The core of the legal allegation is that Intel's board members signed the deal due to "well-founded fears over their personal and professional relationships" with the administration. While the market initially reacted negatively, causing a stock plunge, the subsequent recovery suggests investors are currently prioritizing the secured capital over the legal uncertainty. The $8.9 billion deal is crucial, redirecting $5.7 billion from CHIPS Act grants and $3.2 billion from Secure Enclave initiatives to fund Intel's expansion.

This government investment is not merely capital; it's a strategic partnership aimed at bolstering domestic semiconductor manufacturing. The market's muted long-term reaction to the lawsuit, despite its serious nature, indicates a belief that the government's commitment to funding Intel's foundry business remains a core valuation driver. The lawsuit is viewed by some as "temporary noise" rather than a fundamental threat to Intel's strategic reset, especially given the broader geopolitical push for semiconductor independence.

However, the legal outcome could still create short-term volatility and potentially impact future government partnerships or funding. Any ruling that casts doubt on the legitimacy of the deal could complicate Intel's ability to secure further public or private investment. While Intel's CEO has stated the company has policies against using third-party intellectual property and does not see merit in a separate TSMC lawsuit, the accumulation of legal challenges adds to the company's operational complexities and investor uncertainty.

Is Intel's Turnaround Strategy on Track?

Intel's turnaround strategy hinges on a multi-pronged approach, balancing aggressive product development with a significant push into foundry services. The company's CEO, Lip-Bu Tan, has consistently highlighted progress, noting that Q4 2025 saw revenue, gross margin, and EPS all above guidance, despite supply constraints limiting full market capture. This suggests underlying demand for Intel's offerings, even as production capacity struggles to keep pace.

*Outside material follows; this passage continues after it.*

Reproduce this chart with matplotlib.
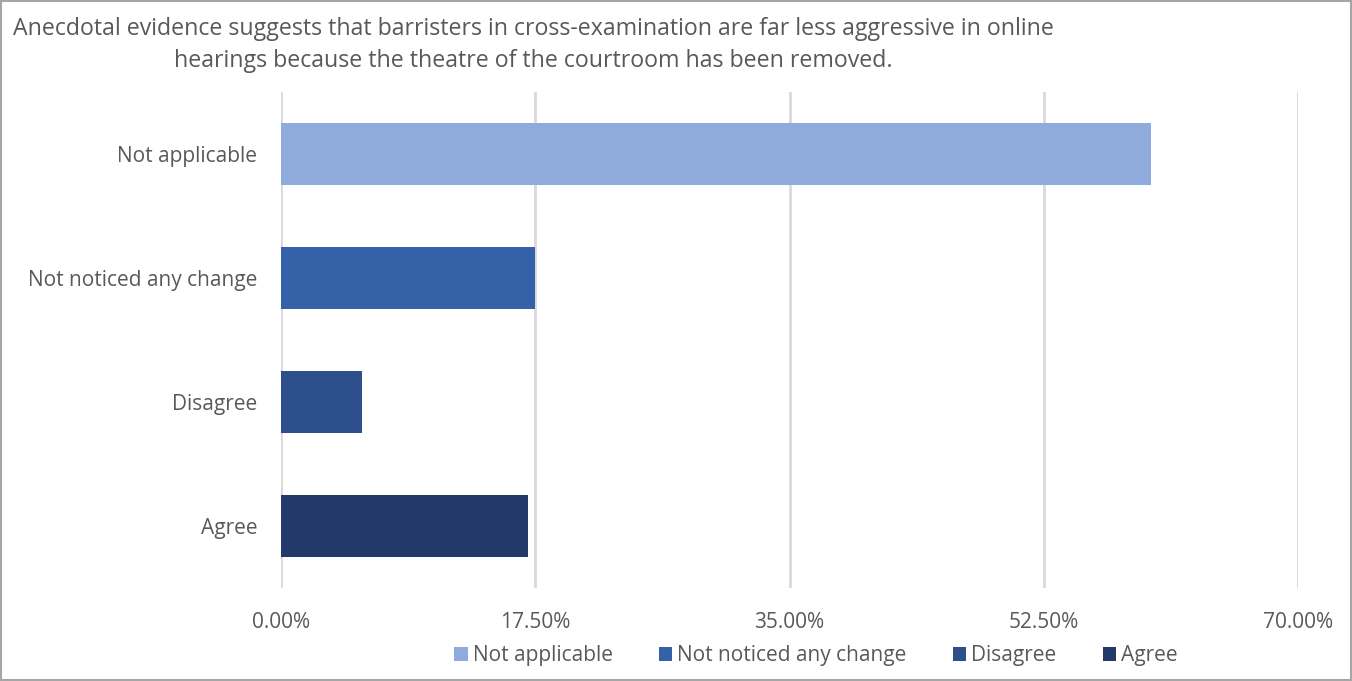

A key pillar of this strategy is the advancement of its manufacturing processes. Intel's 18A process node is currently ramping up, with its successor, 14A, expected to enter risk production in late 2027 and full production in 2028. While yields for 18A are improving month-over-month, targeting a 7% to 8% improvement each month, they are still below desired levels. This execution on advanced nodes is critical for Intel Foundry Services (IFS) to attract external customers and compete with industry leaders like TSMC and Samsung.

The demand for server CPUs, with Intel nearly sold out for 2026, underscores the strength in its Data Center and AI (DCAI) segment. This segment is expected to report strong results, driven by hyperscalers building out AI data centers. Furthermore, Intel's focus on AI acceleration with its new Core Ultra processors and dedicated NPUs is a strategic move to capitalize on the booming AI market, positioning its client computing group for future growth.

However, challenges remain. Gross margins sit at a guidance-level 34.5% for Q1 2026, and the full volume production of 14A is still years away. Intense competition from AMD and Apple, coupled with rising DRAM and NAND pricing, could cap client CPU revenue growth. While some analysts have upgraded Intel, citing growth momentum in data center and AI and improved operational execution, others remain cautious, flagging substantial execution risk and concerns that much of the upside may already be priced into the stock.

What Does This Mean for Investors?

For investors considering Intel (INTC), the current landscape presents a complex risk-reward profile. The stock is trading at $45.65, with a consensus analyst price target of $46.82, and a median of $46.50, suggesting limited immediate upside according to Wall Street. The overall analyst rating consensus is "Hold" from 83 analysts, with 46 holding that view, 28 recommending "Buy," and 9 suggesting "Sell." This reflects the mixed sentiment surrounding Intel's turnaround efforts.

3 Things to Watch:

  1. Foundry Execution and 18A/14A Progress: Intel's ability to ramp up its 18A process yields and successfully bring 14A into production by 2028 is paramount. Attracting major external customers for its foundry services will be a key indicator of success. The long-term valuation model from TIKR, for example, prices the stock at $116.15 by December 31, 2030, projecting a 163.3% total return, but this is contingent on delivering on these foundry commitments.
  2. AI Product Adoption and Server CPU Demand: Continued strong demand for Intel's server CPUs and the market adoption of its AI-accelerated Core Ultra processors will be critical. The potential for 10% to 15% price increases in server CPUs could significantly boost revenue and profitability in the DCAI segment. Monitoring competitive responses from AMD and NVIDIA in the AI space is also essential.
  3. Legal Resolution and Government Support: The outcome of the "extortionary threats" lawsuit, while currently viewed as "noise" by some, could still impact investor confidence and future government funding. Clarity on this legal front, alongside continued government capital commitment, will provide greater stability for Intel's long-term manufacturing plans.

Intel's TTM P/E ratio stands at -830.07, reflecting its current unprofitability (TTM EPS of -$0.05), which underscores the speculative nature of its turnaround. While the company aims for 60% non-GAAP gross margins and 40% non-GAAP operating margins by 2030, the path to profitability is long and fraught with execution risks. Investors should weigh the significant long-term potential against the near-term challenges and the "Hold" consensus, recognizing that this is a multi-year investment thesis heavily reliant on successful execution.

Intel is in the midst of a critical transformation, balancing legacy challenges with ambitious future plans. The interplay of new product cycles, legal battles, and strategic foundry investments will define its trajectory. For investors, patience and a keen eye on execution will be paramount as Intel navigates this complex path.